A. Employers Must Provide Reasonable Breaks
Although Section 4207 does not quantify what is a reasonable length of time for a nursing mother break, it explicitly states that employers are not required to compensate employees for these breaks if they are taken during “work time.” Employers are not granted discretion to regulate the frequency with which employees take breaks to express milk; rather, nursing mothers are entitled to take reasonable breaks “each time such employee has need.” Employees may take these breaks until the nursing child is one year old.
B. Breaks Must be in a Private Location
Employers must provide a private place where employees can go to express milk. This location must be “shielded from view” and “free from intrusion from coworkers or the public.” Section 4207 expressly forbids the use of bathrooms as venues for nursing mother breaks.

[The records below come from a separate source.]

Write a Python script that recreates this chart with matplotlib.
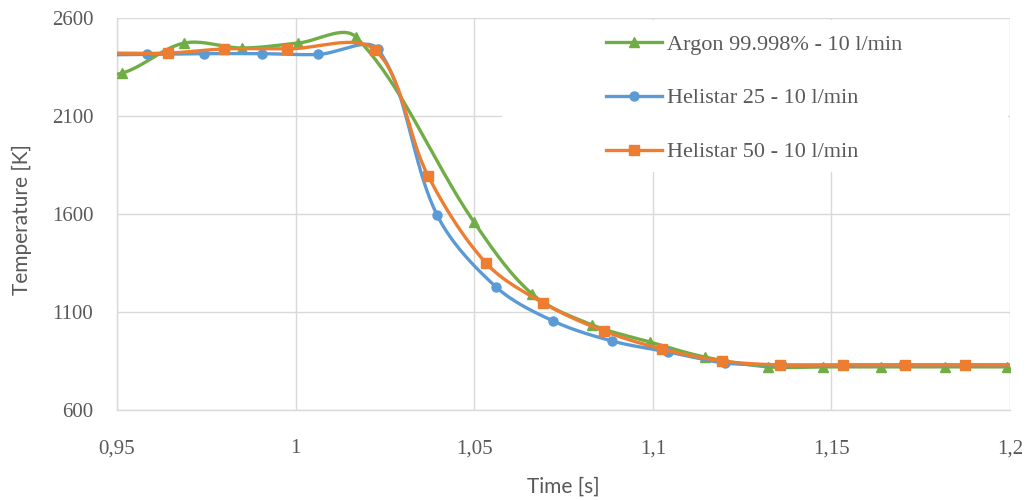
import numpy as np
import matplotlib
matplotlib.use('Agg')
import matplotlib.pyplot as plt
import matplotlib.patches as patches
from matplotlib.lines import Line2D

# measured points (time [s], temperature [K])
argon_t = [0.935, 0.9514, 0.9688, 0.9850, 1.0007, 1.0169, 1.0499, 1.0662, 1.0830,
           1.0992, 1.1146, 1.1323, 1.1476, 1.1639, 1.1818, 1.1992]
argon_T = [2300, 2319, 2472, 2447, 2472, 2503, 1560, 1192, 1034,
           947, 870, 820, 820, 820, 820, 820]

h25_t = [0.942, 0.9584, 0.9744, 0.9906, 1.0063, 1.0231, 1.0396, 1.0561, 1.0721,
         1.0886, 1.1043, 1.1202, 1.1362, 1.1530, 1.1700, 1.1874, 1.2040]
h25_T = [2411, 2414, 2418, 2418, 2414, 2440, 1595, 1228, 1054,
         952, 896, 840, 830, 830, 830, 830, 830]

h50_t = [0.948, 0.9643, 0.9800, 0.9976, 1.0222, 1.0371, 1.0533, 1.0693, 1.0863,
         1.1026, 1.1194, 1.1356, 1.1532, 1.1706, 1.1874, 1.2040]
h50_T = [2421, 2421, 2442, 2442, 2437, 1794, 1350, 1146, 1003,
         911, 850, 830, 830, 830, 830, 830]

labels = ['Argon 99.998% - 10 l/min', 'Helistar 25 - 10 l/min', 'Helistar 50 - 10 l/min']
colors = ['#70AD47', '#5B9BD5', '#ED7D31']
markers = ['^', 'o', 's']

xmin, xmax = 0.95, 1.2
ymin, ymax = 600, 2600
gray = '#595959'
gridc = '#D9D9D9'


def smooth(xs, ys, n=40, tension=1/3.):
    # excel-like smoothed line: bezier with tangents weighted by segment length (screen space)
    sx = 893.0 / (xmax - xmin)
    sy = 392.0 / (ymax - ymin)
    p = np.column_stack([(np.array(xs) - xmin) * sx, (np.array(ys) - ymin) * sy])
    out = []
    for i in range(len(p) - 1):
        p0 = p[i - 1] if i > 0 else p[i]
        p1 = p[i]
        p2 = p[i + 1]
        p3 = p[i + 2] if i + 2 < len(p) else p[i + 1]
        d01 = np.hypot(*(p1 - p0))
        d12 = np.hypot(*(p2 - p1))
        d23 = np.hypot(*(p3 - p2))
        f1 = d12 / (d01 + d12) if d01 + d12 > 0 else 0
        f2 = d12 / (d12 + d23) if d12 + d23 > 0 else 0
        c1 = p1 + (p2 - p0) * f1 * tension
        c2 = p2 - (p3 - p1) * f2 * tension
        u = np.linspace(0, 1, n)[:, None]
        b = (1 - u)**3 * p1 + 3 * (1 - u)**2 * u * c1 + 3 * (1 - u) * u**2 * c2 + u**3 * p2
        out.append(b if i == 0 else b[1:])
    out = np.vstack(out)
    return out[:, 0] / sx + xmin, out[:, 1] / sy + ymin


fig = plt.figure(figsize=(10.31, 5.01), dpi=100)
ax = fig.add_axes([117 / 1031, 1 - 410 / 501, 893 / 1031, 392 / 501])

series = [(argon_t, argon_T), (h25_t, h25_T), (h50_t, h50_T)]
for k, (t, T) in enumerate(series):
    sxs, sys_ = smooth(t, T)
    ax.plot(sxs, sys_, color=colors[k], lw=2.4, zorder=3 + k, solid_capstyle='round')
    ax.plot(t, T, ls='none', marker=markers[k], color=colors[k],
            markersize=7 if k == 0 else 6.5, zorder=3 + k)

ax.set_xlim(xmin, xmax)
ax.set_ylim(ymin, ymax)
ax.set_xticks([0.95, 1.0, 1.05, 1.1, 1.15, 1.2])
ax.set_xticklabels(['0,95', '1', '1,05', '1,1', '1,15', '1,2'])
ax.set_yticks([600, 1100, 1600, 2100, 2600])
ax.grid(True, color=gridc, lw=1.0)
ax.set_axisbelow(True)
for s in ['top', 'right']:
    ax.spines[s].set_visible(False)
for s in ['left', 'bottom']:
    ax.spines[s].set_color(gridc)
    ax.spines[s].set_linewidth(1.0)
ax.tick_params(length=0, labelcolor=gray, labelsize=15)
ax.tick_params(axis='y', pad=17)
ax.tick_params(axis='x', pad=21)
for lab in ax.get_xticklabels() + ax.get_yticklabels():
    lab.set_family('Liberation Serif')

# white legend area hiding grid
rect = patches.Rectangle(((502 - 117) / 893, (410 - 172) / 392), (1008 - 502) / 893, (172 - 20) / 392,
                         transform=ax.transAxes, facecolor='white', edgecolor='none', zorder=1)
ax.add_patch(rect)

handles = [Line2D([], [], color=colors[k], lw=2.4, marker=markers[k], markersize=6.5)
           for k in range(3)]
leg = ax.legend(handles, labels, loc='upper left', bbox_to_anchor=(606 / 1031, 1 - 34 / 501),
                bbox_transform=fig.transFigure, frameon=False, handlelength=2.5,
                handletextpad=0.25, labelspacing=1.5, borderpad=0, borderaxespad=0,
                prop={'family': 'Liberation Serif', 'size': 16})
for txt in leg.get_texts():
    txt.set_color(gray)

fig.text(22 / 1031, 1 - 220 / 501, 'Temperature [K]', rotation=90, ha='center', va='center',
         color=gray, fontsize=15, family='Lato')
fig.text(563 / 1031, 1 - 487 / 501, 'Time [s]', ha='center', va='center',
         color=gray, fontsize=15, family='Lato')

fig.savefig('out.png', dpi=100)
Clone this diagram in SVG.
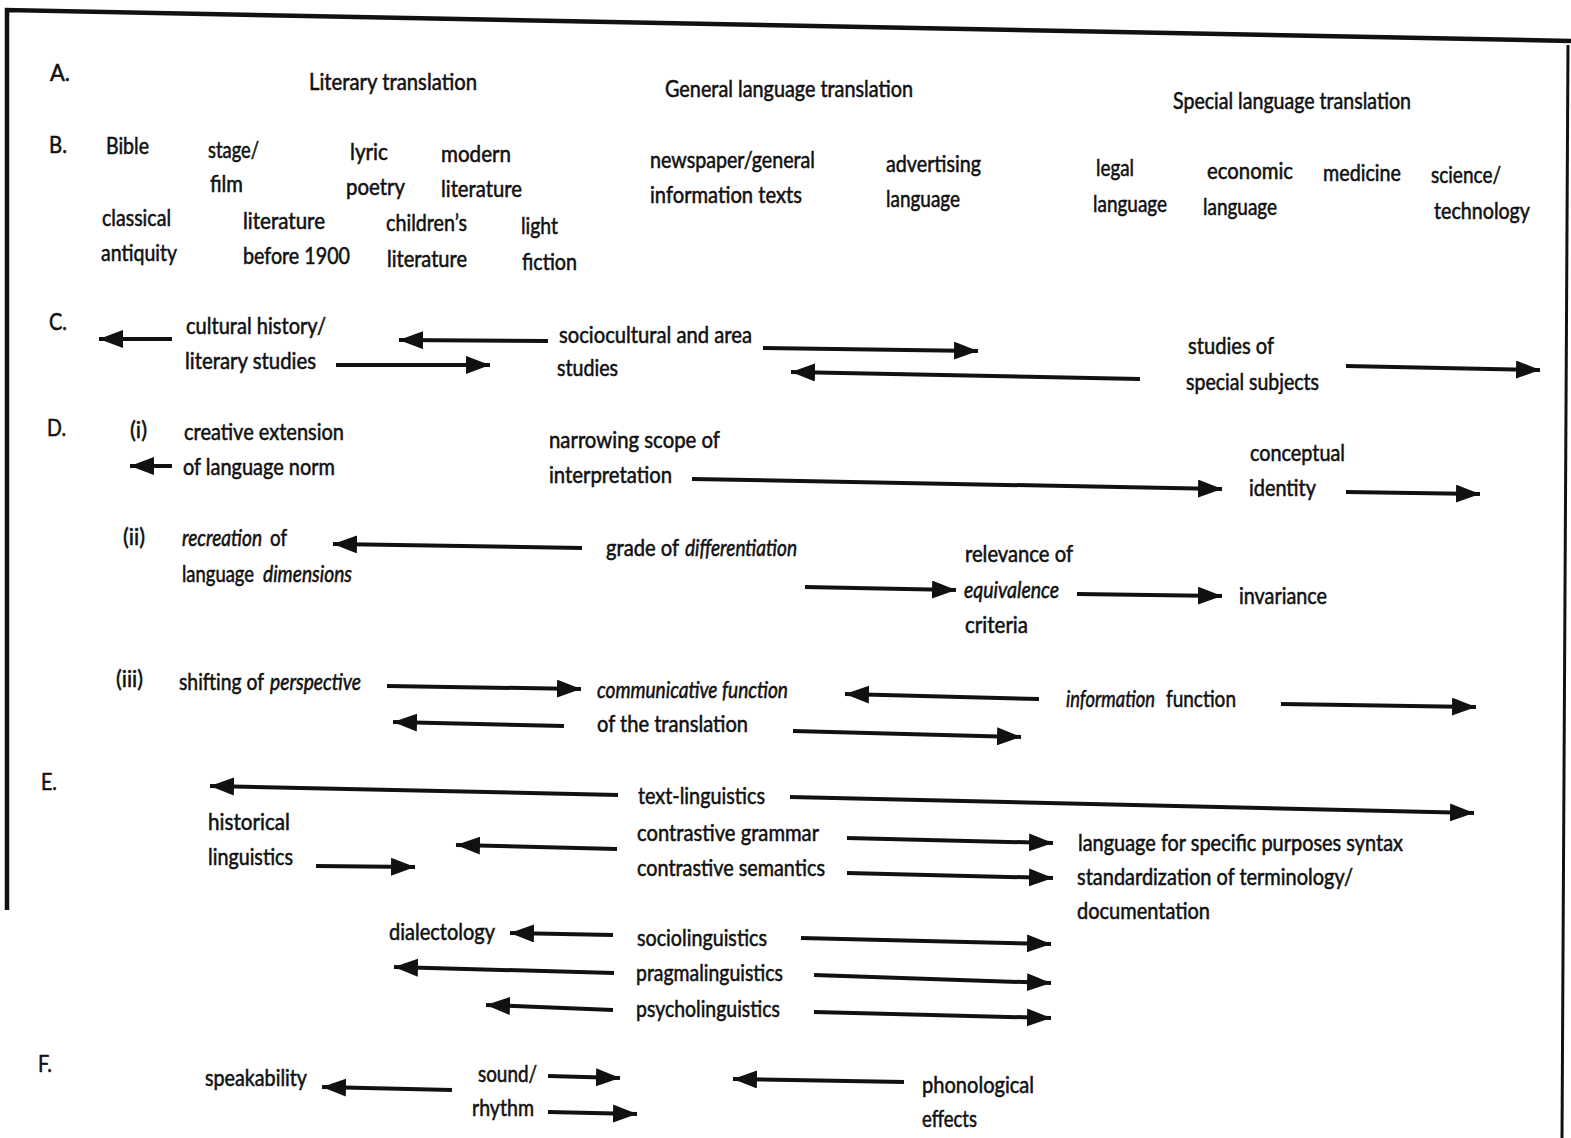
<svg xmlns="http://www.w3.org/2000/svg" width="1571" height="1138" viewBox="0 0 1571 1138">
  <style>
    text { font-family: Lato, "Open Sans", "Liberation Sans", sans-serif; font-size: 23px; fill: #111; stroke: #111; stroke-width: 0.55px; }
    .it { font-style: italic; }
    .conn line { stroke: #111; stroke-width: 4; }
    .frame { fill: none; stroke: #111; }
  </style>
  <defs>
    <marker id="head" markerUnits="userSpaceOnUse" markerWidth="26" markerHeight="20" refX="24" refY="9" orient="auto">
      <path d="M0,0 L24,9 L0,18 z" fill="#111"/>
    </marker>
  </defs>
  <rect width="1571" height="1138" fill="#fff"/>

  <!-- page frame -->
  <path class="frame" d="M7,910 L7,10 L1571,41" stroke-width="4.5"/>
  <path class="frame" d="M1568,45 L1562,1138" stroke-width="3"/>

  <!-- row labels -->
  <g id="label-A"><text x="50" y="81" textLength="20" lengthAdjust="spacingAndGlyphs">A.</text></g>
  <g id="label-B"><text x="49" y="153" textLength="18" lengthAdjust="spacingAndGlyphs">B.</text></g>
  <g id="label-C"><text x="49" y="330" textLength="18" lengthAdjust="spacingAndGlyphs">C.</text></g>
  <g id="label-D"><text x="47" y="436" textLength="19" lengthAdjust="spacingAndGlyphs">D.</text></g>
  <g id="label-E"><text x="41" y="790" textLength="16" lengthAdjust="spacingAndGlyphs">E.</text></g>
  <g id="label-F"><text x="38" y="1072" textLength="14" lengthAdjust="spacingAndGlyphs">F.</text></g>

  <!-- A: translation types -->
  <g id="literary-translation"><text x="309" y="90" textLength="168" lengthAdjust="spacingAndGlyphs">Literary translation</text></g>
  <g id="general-language-translation"><text x="665" y="97" textLength="248" lengthAdjust="spacingAndGlyphs">General language translation</text></g>
  <g id="special-language-translation"><text x="1173" y="109" textLength="238" lengthAdjust="spacingAndGlyphs">Special language translation</text></g>

  <!-- B: text types -->
  <g id="bible"><text x="106" y="154" textLength="43" lengthAdjust="spacingAndGlyphs">Bible</text></g>
  <g id="stage-film">
    <text x="208" y="158" textLength="51" lengthAdjust="spacingAndGlyphs">stage/</text>
    <text x="210" y="192" textLength="33" lengthAdjust="spacingAndGlyphs">film</text>
  </g>
  <g id="lyric-poetry">
    <text x="350" y="160" textLength="38" lengthAdjust="spacingAndGlyphs">lyric</text>
    <text x="346" y="195" textLength="59" lengthAdjust="spacingAndGlyphs">poetry</text>
  </g>
  <g id="modern-literature">
    <text x="441" y="162" textLength="70" lengthAdjust="spacingAndGlyphs">modern</text>
    <text x="441" y="197" textLength="81" lengthAdjust="spacingAndGlyphs">literature</text>
  </g>
  <g id="classical-antiquity">
    <text x="102" y="226" textLength="69" lengthAdjust="spacingAndGlyphs">classical</text>
    <text x="101" y="261" textLength="76" lengthAdjust="spacingAndGlyphs">antiquity</text>
  </g>
  <g id="literature-before-1900">
    <text x="243" y="229" textLength="82" lengthAdjust="spacingAndGlyphs">literature</text>
    <text x="243" y="264" textLength="107" lengthAdjust="spacingAndGlyphs">before 1900</text>
  </g>
  <g id="childrens-literature">
    <text x="386" y="231" textLength="81" lengthAdjust="spacingAndGlyphs">children’s</text>
    <text x="387" y="267" textLength="80" lengthAdjust="spacingAndGlyphs">literature</text>
  </g>
  <g id="light-fiction">
    <text x="521" y="234" textLength="37" lengthAdjust="spacingAndGlyphs">light</text>
    <text x="522" y="270" textLength="55" lengthAdjust="spacingAndGlyphs">fiction</text>
  </g>
  <g id="newspaper-texts">
    <text x="650" y="168" textLength="165" lengthAdjust="spacingAndGlyphs">newspaper/general</text>
    <text x="650" y="203" textLength="152" lengthAdjust="spacingAndGlyphs">information texts</text>
  </g>
  <g id="advertising-language">
    <text x="886" y="172" textLength="95" lengthAdjust="spacingAndGlyphs">advertising</text>
    <text x="886" y="207" textLength="74" lengthAdjust="spacingAndGlyphs">language</text>
  </g>
  <g id="legal-language">
    <text x="1096" y="176" textLength="38" lengthAdjust="spacingAndGlyphs">legal</text>
    <text x="1093" y="212" textLength="74" lengthAdjust="spacingAndGlyphs">language</text>
  </g>
  <g id="economic-language">
    <text x="1207" y="179" textLength="86" lengthAdjust="spacingAndGlyphs">economic</text>
    <text x="1203" y="215" textLength="74" lengthAdjust="spacingAndGlyphs">language</text>
  </g>
  <g id="medicine"><text x="1323" y="181" textLength="78" lengthAdjust="spacingAndGlyphs">medicine</text></g>
  <g id="science-technology">
    <text x="1431" y="183" textLength="70" lengthAdjust="spacingAndGlyphs">science/</text>
    <text x="1434" y="219" textLength="96" lengthAdjust="spacingAndGlyphs">technology</text>
  </g>

  <!-- C: non-linguistic disciplines -->
  <g id="cultural-history">
    <text x="186" y="334" textLength="140" lengthAdjust="spacingAndGlyphs">cultural history/</text>
    <text x="185" y="369" textLength="131" lengthAdjust="spacingAndGlyphs">literary studies</text>
  </g>
  <g id="sociocultural-studies">
    <text x="559" y="343" textLength="193" lengthAdjust="spacingAndGlyphs">sociocultural and area</text>
    <text x="557" y="376" textLength="61" lengthAdjust="spacingAndGlyphs">studies</text>
  </g>
  <g id="special-subjects">
    <text x="1188" y="354" textLength="86" lengthAdjust="spacingAndGlyphs">studies of</text>
    <text x="1186" y="390" textLength="133" lengthAdjust="spacingAndGlyphs">special subjects</text>
  </g>

  <!-- D: aspects of the translation process -->
  <g id="d-i"><text x="130" y="438" textLength="17" lengthAdjust="spacingAndGlyphs">(i)</text></g>
  <g id="creative-extension">
    <text x="184" y="440" textLength="160" lengthAdjust="spacingAndGlyphs">creative extension</text>
    <text x="183" y="475" textLength="152" lengthAdjust="spacingAndGlyphs">of language norm</text>
  </g>
  <g id="narrowing-scope">
    <text x="549" y="448" textLength="171" lengthAdjust="spacingAndGlyphs">narrowing scope of</text>
    <text x="549" y="483" textLength="123" lengthAdjust="spacingAndGlyphs">interpretation</text>
  </g>
  <g id="conceptual-identity">
    <text x="1250" y="461" textLength="95" lengthAdjust="spacingAndGlyphs">conceptual</text>
    <text x="1249" y="496" textLength="67" lengthAdjust="spacingAndGlyphs">identity</text>
  </g>
  <g id="d-ii"><text x="123" y="545" textLength="22" lengthAdjust="spacingAndGlyphs">(ii)</text></g>
  <g id="recreation">
    <text x="182" y="546" textLength="80" lengthAdjust="spacingAndGlyphs" class="it">recreation</text>
    <text x="270" y="546" textLength="17" lengthAdjust="spacingAndGlyphs">of</text>
    <text x="182" y="582" textLength="72" lengthAdjust="spacingAndGlyphs">language</text>
    <text x="263" y="582" textLength="89" lengthAdjust="spacingAndGlyphs" class="it">dimensions</text>
  </g>
  <g id="grade-of-differentiation">
    <text x="606" y="556" textLength="73" lengthAdjust="spacingAndGlyphs">grade of</text>
    <text x="685" y="556" textLength="112" lengthAdjust="spacingAndGlyphs" class="it">differentiation</text>
  </g>
  <g id="equivalence-criteria">
    <text x="965" y="562" textLength="108" lengthAdjust="spacingAndGlyphs">relevance of</text>
    <text x="964" y="598" textLength="95" lengthAdjust="spacingAndGlyphs" class="it">equivalence</text>
    <text x="965" y="633" textLength="63" lengthAdjust="spacingAndGlyphs">criteria</text>
  </g>
  <g id="invariance"><text x="1239" y="604" textLength="88" lengthAdjust="spacingAndGlyphs">invariance</text></g>
  <g id="d-iii"><text x="116" y="687" textLength="27" lengthAdjust="spacingAndGlyphs">(iii)</text></g>
  <g id="shifting-of-perspective">
    <text x="179" y="690" textLength="85" lengthAdjust="spacingAndGlyphs">shifting of</text>
    <text x="270" y="690" textLength="91" lengthAdjust="spacingAndGlyphs" class="it">perspective</text>
  </g>
  <g id="communicative-function">
    <text x="597" y="698" textLength="191" lengthAdjust="spacingAndGlyphs" class="it">communicative function</text>
    <text x="597" y="732" textLength="151" lengthAdjust="spacingAndGlyphs">of the translation</text>
  </g>
  <g id="information-function">
    <text x="1066" y="707" textLength="89" lengthAdjust="spacingAndGlyphs" class="it">information</text>
    <text x="1166" y="707" textLength="70" lengthAdjust="spacingAndGlyphs">function</text>
  </g>

  <!-- E: linguistic disciplines -->
  <g id="text-linguistics"><text x="638" y="804" textLength="127" lengthAdjust="spacingAndGlyphs">text-linguistics</text></g>
  <g id="historical-linguistics">
    <text x="208" y="830" textLength="82" lengthAdjust="spacingAndGlyphs">historical</text>
    <text x="208" y="865" textLength="85" lengthAdjust="spacingAndGlyphs">linguistics</text>
  </g>
  <g id="contrastive">
    <text x="637" y="841" textLength="182" lengthAdjust="spacingAndGlyphs">contrastive grammar</text>
    <text x="637" y="876" textLength="188" lengthAdjust="spacingAndGlyphs">contrastive semantics</text>
  </g>
  <g id="lsp">
    <text x="1078" y="851" textLength="325" lengthAdjust="spacingAndGlyphs">language for specific purposes syntax</text>
    <text x="1077" y="885" textLength="276" lengthAdjust="spacingAndGlyphs">standardization of terminology/</text>
    <text x="1077" y="919" textLength="133" lengthAdjust="spacingAndGlyphs">documentation</text>
  </g>
  <g id="dialectology"><text x="389" y="940" textLength="106" lengthAdjust="spacingAndGlyphs">dialectology</text></g>
  <g id="sociolinguistics"><text x="637" y="946" textLength="130" lengthAdjust="spacingAndGlyphs">sociolinguistics</text></g>
  <g id="pragmalinguistics"><text x="636" y="981" textLength="147" lengthAdjust="spacingAndGlyphs">pragmalinguistics</text></g>
  <g id="psycholinguistics"><text x="636" y="1017" textLength="144" lengthAdjust="spacingAndGlyphs">psycholinguistics</text></g>

  <!-- F: phonetic aspects -->
  <g id="speakability"><text x="205" y="1086" textLength="102" lengthAdjust="spacingAndGlyphs">speakability</text></g>
  <g id="sound-rhythm">
    <text x="478" y="1082" textLength="59" lengthAdjust="spacingAndGlyphs">sound/</text>
    <text x="472" y="1116" textLength="62" lengthAdjust="spacingAndGlyphs">rhythm</text>
  </g>
  <g id="phonological-effects">
    <text x="922" y="1093" textLength="112" lengthAdjust="spacingAndGlyphs">phonological</text>
    <text x="922" y="1127" textLength="55" lengthAdjust="spacingAndGlyphs">effects</text>
  </g>

  <!-- connectors -->
  <g id="connectors" class="conn">
    <line x1="172" y1="339" x2="99" y2="339" marker-end="url(#head)"/>
    <line x1="548" y1="341" x2="399" y2="340" marker-end="url(#head)"/>
    <line x1="336" y1="365" x2="490" y2="365" marker-end="url(#head)"/>
    <line x1="763" y1="348" x2="978" y2="351" marker-end="url(#head)"/>
    <line x1="1140" y1="379" x2="791" y2="372" marker-end="url(#head)"/>
    <line x1="1346" y1="366" x2="1540" y2="370" marker-end="url(#head)"/>

    <line x1="172" y1="466" x2="130" y2="466" marker-end="url(#head)"/>
    <line x1="692" y1="479" x2="1222" y2="489" marker-end="url(#head)"/>
    <line x1="1346" y1="492" x2="1480" y2="494" marker-end="url(#head)"/>
    <line x1="582" y1="548" x2="333" y2="544" marker-end="url(#head)"/>
    <line x1="805" y1="587" x2="956" y2="590" marker-end="url(#head)"/>
    <line x1="1077" y1="594" x2="1222" y2="596" marker-end="url(#head)"/>
    <line x1="387" y1="686" x2="581" y2="689" marker-end="url(#head)"/>
    <line x1="564" y1="726" x2="393" y2="722" marker-end="url(#head)"/>
    <line x1="1039" y1="699" x2="845" y2="694" marker-end="url(#head)"/>
    <line x1="793" y1="731" x2="1021" y2="737" marker-end="url(#head)"/>
    <line x1="1281" y1="704" x2="1476" y2="707" marker-end="url(#head)"/>

    <line x1="618" y1="795" x2="210" y2="786" marker-end="url(#head)"/>
    <line x1="790" y1="797" x2="1474" y2="813" marker-end="url(#head)"/>
    <line x1="316" y1="866" x2="415" y2="867" marker-end="url(#head)"/>
    <line x1="617" y1="849" x2="456" y2="845" marker-end="url(#head)"/>
    <line x1="847" y1="838" x2="1053" y2="843" marker-end="url(#head)"/>
    <line x1="847" y1="873" x2="1053" y2="878" marker-end="url(#head)"/>
    <line x1="613" y1="935" x2="510" y2="933" marker-end="url(#head)"/>
    <line x1="801" y1="938" x2="1051" y2="944" marker-end="url(#head)"/>
    <line x1="614" y1="973" x2="394" y2="967" marker-end="url(#head)"/>
    <line x1="814" y1="975" x2="1051" y2="983" marker-end="url(#head)"/>
    <line x1="613" y1="1010" x2="486" y2="1005" marker-end="url(#head)"/>
    <line x1="814" y1="1012" x2="1051" y2="1018" marker-end="url(#head)"/>

    <line x1="452" y1="1090" x2="322" y2="1087" marker-end="url(#head)"/>
    <line x1="548" y1="1076" x2="620" y2="1078" marker-end="url(#head)"/>
    <line x1="548" y1="1112" x2="637" y2="1114" marker-end="url(#head)"/>
    <line x1="904" y1="1082" x2="733" y2="1079" marker-end="url(#head)"/>
  </g>
</svg>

C. Small Employer Exception
Not all employers are subject to the new break requirements of Section 4207. Employers with less than 50 employees, who would experience “undue hardship” in the course of providing nursing mother breaks, are exempt. Undue hardship is determined by weighing the “significant difficulty or expense” of providing breaks against the “size, financial resources, nature, or structure” of the business.
II. Section 4207 Does Not Preempt State Law That is More “Employee Friendly”
If state law provides “greater protections to employees” than the protections in Section 4207, employers must adhere to the more expansive provisions. Seventeen states currently have laws that require employers to provide lactation breaks.
While many have provisions that are similar to Section 4207, no state exactly mirrors federal law. In fact, many states include one or more provisions that are broader than Section 4207. Examples of state law provisions that expand employee protection include: allowing mothers to continue taking breaks until the nursing child is anywhere from 18 months to three years old; requiring employers to make reasonable efforts to provide lactation rooms close to an employee’s work area; requiring that employers either make reasonable efforts to provide refrigeration for breast milk or, in some employment settings, allow employees to bring their own refrigeration devices to work; providing break rooms with electrical outlets so employees can plug in breast pumps; and allowing employees who take unpaid breaks to make up the time by staying later to work. If an employer’s state law includes greater employee protections such as these, the more protective provisions govern.